First Christian Church Newton

A Community of Companions on the Journey of Faith

Things that Go Bump in the Night

“From Ghoulies and Ghostliest,
and Four Legged Beasties,
and Things that Go Bump In the Night;
Oh Lord, Deliver Us”

The above four lines are actually a prayer found in the Book of Common Prayer which was first composed by Thomas Cramner in the sixteenth century. It is a faint reminder to us that at least once the believers took seriously the forces of evil in this world.

We should never forget that Satan is in this world & he is trying to tempt us away from the truth.

This is the time of year when we see pumpkins in the stores & Halloween candy on the shelves. It is also a good time to look at some of the history surrounding the development of the season we call Halloween.

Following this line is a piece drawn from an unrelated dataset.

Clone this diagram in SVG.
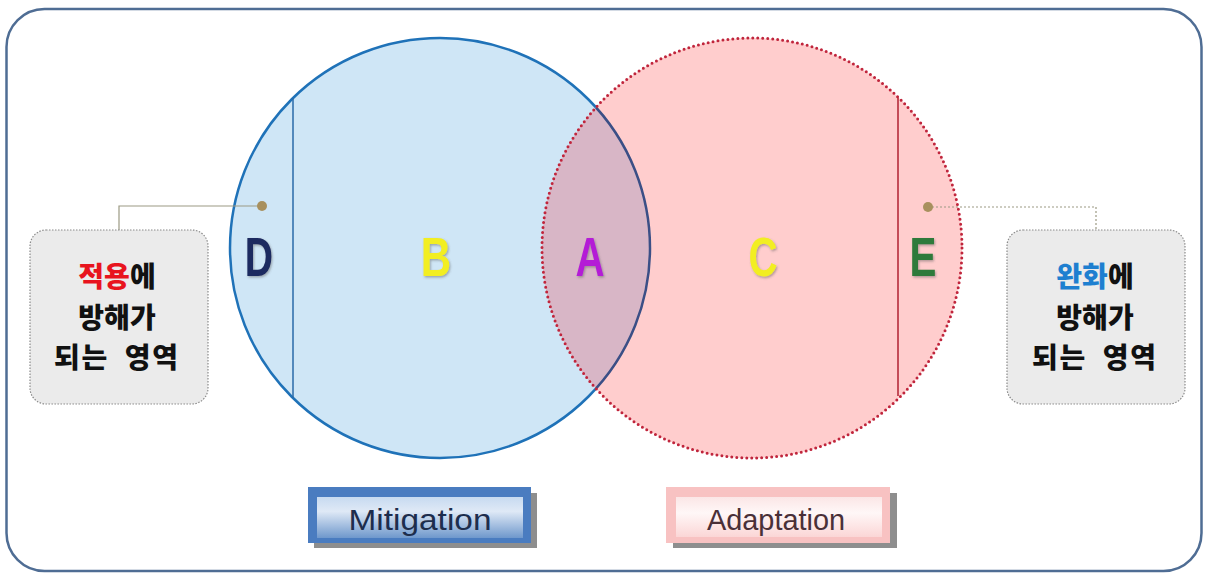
<svg xmlns="http://www.w3.org/2000/svg" width="1209" height="574" viewBox="0 0 1209 574">
<style>
.kr{font-family:"Noto Sans CJK KR","Noto Sans",sans-serif;font-weight:900;font-size:28px;text-anchor:middle;fill:#111}
.lt{font-family:"Liberation Sans",Arial,sans-serif;font-weight:bold;font-size:56px;text-anchor:middle}
.bt{font-family:"Liberation Sans",Arial,sans-serif;font-size:30px;text-anchor:middle}
.box{fill:#ebebeb;stroke:#8a8a8a;stroke-width:1.2;stroke-dasharray:1.5 1.5}
.lead{fill:none;stroke:#9c9a84;stroke-width:1.2}
</style>
<defs>
<clipPath id="pinkClip"><circle cx="752" cy="248" r="210"/></clipPath>
<linearGradient id="mitIn" x1="0" y1="0" x2="0" y2="1">
<stop offset="0" stop-color="#c7daf0"/><stop offset="0.35" stop-color="#dfe9f6"/><stop offset="1" stop-color="#6f98cc"/>
</linearGradient>
<linearGradient id="adaIn" x1="0" y1="0" x2="0" y2="1">
<stop offset="0" stop-color="#fbe6e6"/><stop offset="0.4" stop-color="#fff7f7"/><stop offset="1" stop-color="#fbd6d6"/>
</linearGradient>
<filter id="sh" x="-30%" y="-30%" width="160%" height="160%">
<feDropShadow dx="1.5" dy="1.5" stdDeviation="1.2" flood-color="#555" flood-opacity="0.45"/>
</filter>
</defs>
<rect x="0" y="0" width="1209" height="574" fill="#ffffff"/>
<rect x="6.5" y="9" width="1195" height="562" rx="38" ry="38" fill="#ffffff" stroke="#4f6d94" stroke-width="2.5"/>

<g id="mitigation-circle">
<circle cx="440" cy="248" r="210" fill="#cfe6f6" stroke="#1f72b8" stroke-width="2.5"/>
<line x1="293" y1="98" x2="293" y2="398" stroke="#2a6aa8" stroke-width="1.5"/>
</g>
<g id="adaptation-circle">
<circle cx="752" cy="248" r="210" fill="#ffcdcd"/>
<circle cx="440" cy="248" r="210" fill="#d8b6c6" clip-path="url(#pinkClip)"/>
<circle cx="440" cy="248" r="210" fill="none" stroke="#3b4f86" stroke-width="2.5" clip-path="url(#pinkClip)"/>
<line x1="898" y1="98" x2="898" y2="396" stroke="#b02030" stroke-width="1.5"/>
<circle cx="752" cy="248" r="210" fill="none" stroke="#c0253c" stroke-width="3" stroke-dasharray="0 5" stroke-linecap="round"/>
</g>

<g id="connectors">
<polyline class="lead" points="262,206 119,206 119,230"/>
<circle cx="262" cy="206" r="5" fill="#a8905e"/>
<polyline class="lead" points="928,207 1096,207 1096,230" stroke-dasharray="2 2"/>
<circle cx="928" cy="207" r="5" fill="#a8905e"/>
</g>

<g id="label-D"><text class="lt" fill="#1c2a60" filter="url(#sh)" transform="translate(259,276) scale(0.7,1)">D</text></g>
<g id="label-B"><text class="lt" fill="#f2ee22" filter="url(#sh)" transform="translate(436,276) scale(0.75,1)">B</text></g>
<g id="label-A"><text class="lt" fill="#b41fd6" filter="url(#sh)" transform="translate(590,276) scale(0.72,1)">A</text></g>
<g id="label-C"><text class="lt" fill="#f2ee22" filter="url(#sh)" transform="translate(763,276) scale(0.72,1)">C</text></g>
<g id="label-E"><text class="lt" fill="#2e7a3a" filter="url(#sh)" transform="translate(923,276) scale(0.72,1)">E</text></g>

<g id="left-box">
<rect class="box" x="30" y="230" width="178" height="174" rx="16" ry="16"/>
<text class="kr" x="117" y="287"><tspan fill="#e8141e">적용</tspan>에</text>
<text class="kr" x="117" y="328">방해가</text>
<text class="kr" x="116" y="368" xml:space="preserve" textLength="124">되는  영역</text>
</g>
<g id="right-box">
<rect class="box" x="1007" y="230" width="178" height="174" rx="16" ry="16"/>
<text class="kr" x="1095" y="287"><tspan fill="#1e7fd0">완화</tspan>에</text>
<text class="kr" x="1095" y="328">방해가</text>
<text class="kr" x="1094" y="368" xml:space="preserve" textLength="124">되는  영역</text>
</g>

<g id="mitigation-button">
<rect x="314" y="493" width="223" height="55" fill="#7a7a7a" opacity="0.85"/>
<rect x="308" y="487" width="223" height="56" fill="#4a7cc0"/>
<rect x="317" y="497" width="206" height="41" fill="url(#mitIn)"/>
<text class="bt" x="420" y="530" fill="#1d2d4d" textLength="143" lengthAdjust="spacingAndGlyphs">Mitigation</text>
</g>
<g id="adaptation-button">
<rect x="673" y="493" width="224" height="55" fill="#7a7a7a" opacity="0.85"/>
<rect x="666" y="487" width="224" height="56" fill="#f8c2c2"/>
<rect x="676" y="497" width="206" height="40" fill="url(#adaIn)"/>
<text class="bt" x="776" y="530" fill="#4a3038" textLength="138" lengthAdjust="spacingAndGlyphs">Adaptation</text>
</g>
</svg>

The word “Halloween” comes from the phrase “All Hallows Eve” (or the day before “All Hallows Day”, or “All Saints Day” as it is commonly known). The word “hallow” means “holy” like in the phrase, “Hallowed be Thy Name…”.

If you translate the phrase “All Hollows Eve” into the common vernacular of the 17th Century, it comes out “Hallow e’en”.

Like other Holidays which came to us out of our European ancestry. All Saints Day (Nov. 1) was a day set aside to celebrate all the Christian saints, known & unknown. The day before All Saints Day
was transformed from an old Celtic or Druid pagan holiday known as “all witches eve”.

Therefore October 31, being the day before All Hallows or All Saints day, came to be known as the last day of the year in which all the disembodied spirits could roam the earth with impunity.

For the Christians, the day took on an air of frivolity because as we all know Christ is victorious over evil (see Phil 2:5-11). Night time pranks & cavorting on Halloween were probably originally nothing
more then joyous celebrations of Christ’s ultimate victory.

The only reason “Jack-O-Lanterns” came to be associated with Halloween is because young people carried lanterns around on Halloween in order to see where they were going. These lanterns were improvised out of gourds or turnips. In 17th century England anyone who was known to carry a lantern by occupation, such as a night watchman, was referred to as a “Jack-o-lantern” which is a shortened form of the phrase “Jack of the lantern”. There was never anything sinister about it.

If we remember that Christ is, ultimately, victorious over Satan; Halloween can be fun & even a religious celebration. It is only when
we attribute to Satan a certain amount of authority in our lives that we can truly fear this celebration.

Otherwise why not enjoy the crisp fall air, the pumpkins, the candy & the children in costume & have a good time. There is after-all nothing truly to fear & the only things “that go bump in the night” are probably things your cat knocked off the shelf. Of course if you do not have a cat; well then there is always the aforementioned prayer.